When I read the news that The College Board is expanding its use of an “Adversity Score” with the SAT (including measures of “the crime rate and poverty level of the student’s neighborhood”), I immediately thought of a basic sociological question that is part of the discussion of the new methods: just how much does a neighborhood or location shape a person?
A few pieces of evidence:
1. A particular location shapes access to numerous resources from jobs to certain neighbors to local services and amenities to schools to certain political structures. Hence, residential segregation has significant influence on life chances.
2. Marketers seem to make a lot of zip codes. For example, Esri has a tool that divides American locations into certain slices:
Just head to the website, type in your zip code, and you’ll be greeted with a breakdown of your zip code’s demographic characteristics based on Esri’s “Tapestry” technology, which consists of 67 unique market segment classifications.
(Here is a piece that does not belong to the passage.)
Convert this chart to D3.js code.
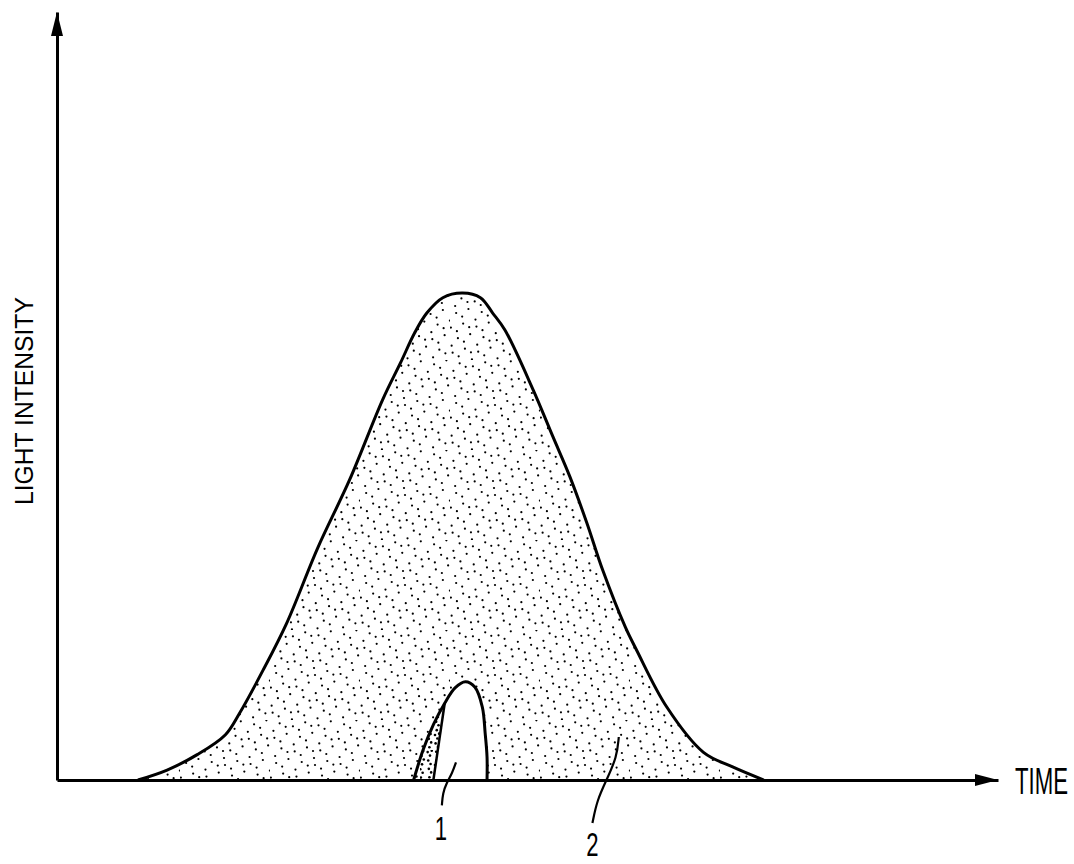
<!DOCTYPE html>
<html>
<head>
<meta charset="utf-8">
<script src="https://cdnjs.cloudflare.com/ajax/libs/d3/7.8.5/d3.min.js"></script>
<style>
  html, body { margin: 0; padding: 0; background: #fff; }
  text { font-family: "Liberation Sans", Arial, sans-serif; fill: #000; }
</style>
</head>
<body>
<div id="chart"></div>
<script>
// light pulse 2 (the wide one) - time / intensity, arbitrary units
const pulseTime = [8.6, 11.7, 14.9, 17.9, 19.4, 21.9, 24.4, 27.7, 31.1, 34.6, 36.5, 38.0, 39.3, 41.0, 43.1,
                   45.0, 46.3, 47.6, 50.6, 52.7, 54.5, 56.3, 58.0, 60.4, 61.6, 64.8, 68.7, 71.8, 75.1];
const pulseIntensity = [0, 1.3, 3.3, 5.9, 8.7, 14.3, 20.4, 30.2, 39.1, 49.5, 54.3, 58.2, 60.8, 62.8, 63.4,
                        62.8, 60.8, 58.6, 50.8, 44.7, 39.5, 33.5, 27.3, 19.9, 16.9, 9.5, 3.6, 1.7, 0];

// light pulse 1 (the short one)
const smallTime = [37.9, 38.9, 40.0, 41.2, 42.3, 43.4, 44.4, 45.2, 45.5, 45.7, 45.7];
const smallIntensity = [0, 3.9, 7.2, 10.0, 12.0, 12.8, 12.1, 9.5, 6.1, 3.0, 0];
// inner edge of the shaded sliver on the left of pulse 1
const innerTime = [40.0, 41.2];
const innerIntensity = [0, 10.0];

// reference labels
const labelText = ['1', '2'];
const labelTime = [40.8, 56.9];
const labelIntensity = [-7.8, -9.9];
const leader1Time = [42.4, 42.0, 41.4, 41.0, 40.9];
const leader1Int = [2.3, 0.9, -0.4, -1.7, -3.3];
const leader2Time = [59.7, 59.5, 58.4, 57.4, 56.9];
const leader2Int = [5.6, 3.0, 0, -2.6, -5.6];

const width = 1074, height = 864;
const x = d3.scaleLinear().domain([0, 100]).range([57, 998]);
const y = d3.scaleLinear().domain([0, 100]).range([780, 12]);

const svg = d3.select('#chart').append('svg')
  .attr('width', width).attr('height', height)
  .style('display', 'block');

// stipple patterns
const defs = svg.append('defs');
function stipple(id, size, n, r) {
  const p = defs.append('pattern').attr('id', id)
    .attr('patternUnits', 'userSpaceOnUse').attr('width', size).attr('height', size);
  const a1 = 0.7548776662, a2 = 0.5698402910;
  for (let i = 0; i < n; i++) {
    const px = ((0.5 + a1 * i) % 1) * size;
    const py = ((0.5 + a2 * i) % 1) * size;
    p.append('circle').attr('cx', px.toFixed(2)).attr('cy', py.toFixed(2)).attr('r', r).attr('fill', '#000');
  }
}
stipple('dots', 90, 100, 1.1);
stipple('dotsDense', 30, 30, 1.3);

const big = pulseTime.map((t, i) => [t, pulseIntensity[i]]);
const small = smallTime.map((t, i) => [t, smallIntensity[i]]);

const curve = d3.curveCatmullRom.alpha(0.5);
const area = d3.area().curve(curve)
  .x(d => x(d[0])).y0(y(0)).y1(d => y(d[1]));
const line = d3.line().curve(curve)
  .x(d => x(d[0])).y(d => y(d[1]));

// pulse 2
svg.append('path').datum(big).attr('d', area).attr('fill', 'url(#dots)');
svg.append('path').datum(big).attr('d', line)
  .attr('fill', 'none').attr('stroke', '#000').attr('stroke-width', 3).attr('stroke-linejoin', 'round');

// pulse 1
svg.append('path').datum(small).attr('d', line(small) + 'Z').attr('fill', '#fff');
// shaded sliver: follow the outer edge, then straight back down the inner edge
const outerD = line(small.slice(0, 4));
svg.append('path')
  .attr('d', outerD + 'L' + x(innerTime[0]) + ',' + y(innerIntensity[0]) + 'Z')
  .attr('fill', 'url(#dotsDense)');
svg.append('path').datum(small).attr('d', line)
  .attr('fill', 'none').attr('stroke', '#000').attr('stroke-width', 3);
svg.append('path').datum(innerTime.map((t, i) => [t, innerIntensity[i]]))
  .attr('d', d3.line().x(d => x(d[0])).y(d => y(d[1])))
  .attr('fill', 'none').attr('stroke', '#000').attr('stroke-width', 2.5);

// axes (no ticks, arrow heads at the ends)
svg.append('g').attr('transform', `translate(0,${y(0)})`)
  .call(d3.axisBottom(x).tickValues([]).tickSizeOuter(0));
svg.append('g').attr('transform', `translate(${x(0)},0)`)
  .call(d3.axisLeft(y).tickValues([]).tickSizeOuter(0));
svg.selectAll('.domain').attr('stroke', '#000').attr('stroke-width', 3);

svg.append('path')
  .attr('d', `M${x(100)},${y(0)} L${x(100) - 23},${y(0) - 6} L${x(100) - 23},${y(0) + 6} Z`)
  .attr('fill', '#000');
svg.append('path')
  .attr('d', `M${x(0)},${y(100)} L${x(0) - 6},${y(100) + 24} L${x(0) + 6},${y(100) + 24} Z`)
  .attr('fill', '#000');

// condensed lettering: squeeze a text horizontally to a target width
function condensed(base, size, target, anchor) {
  const g = svg.append('g').attr('transform', base);
  const t = g.append('text').attr('font-size', size).attr('text-anchor', anchor || 'start');
  return function (s) {
    t.text(s);
    const w = t.node().getComputedTextLength();
    t.attr('transform', `scale(${(target / w).toFixed(3)},1)`);
    return t;
  };
}

condensed('translate(1015,794)', 37, 53)('TIME');
condensed('translate(33,505) rotate(-90)', 25, 208)('LIGHT INTENSITY');

// leaders and reference numerals
const leader = d3.line().curve(d3.curveBasis).x(d => x(d[0])).y(d => y(d[1]));
[[leader1Time, leader1Int], [leader2Time, leader2Int]].forEach(([ts, is]) => {
  svg.append('path').datum(ts.map((t, i) => [t, is[i]])).attr('d', leader)
    .attr('fill', 'none').attr('stroke', '#000').attr('stroke-width', 2.2);
});
labelText.forEach((s, i) => {
  const g = svg.append('g').attr('transform', `translate(${x(labelTime[i])},${y(labelIntensity[i])})`);
  g.append('text').attr('text-anchor', 'middle').attr('font-size', 34)
    .attr('transform', 'scale(0.65,1)')
    .text(s);
});
</script>
</body>
</html>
But more than that, the database is a fascinating glimpse into how marketers see the world, and how data profiles can link populations in distant cities—or not. Though cities like Portland, Oregon, and Austin, Texas, might be compared culturally, their marketing profiles are fairly distinct. And while the majority of consumers in Beverly Hills share a profile with those on Philadelphia’s Main Line, for example, they don’t match up with the profile for residents of similarly expensive zip codes on Manhattan’s Upper East Side.
At the same time, not everyone in a particular community or location has the same experience. Yet, locations are very formative for people even as they exercise some agency in responding to local conditions or making choices to move elsewhere.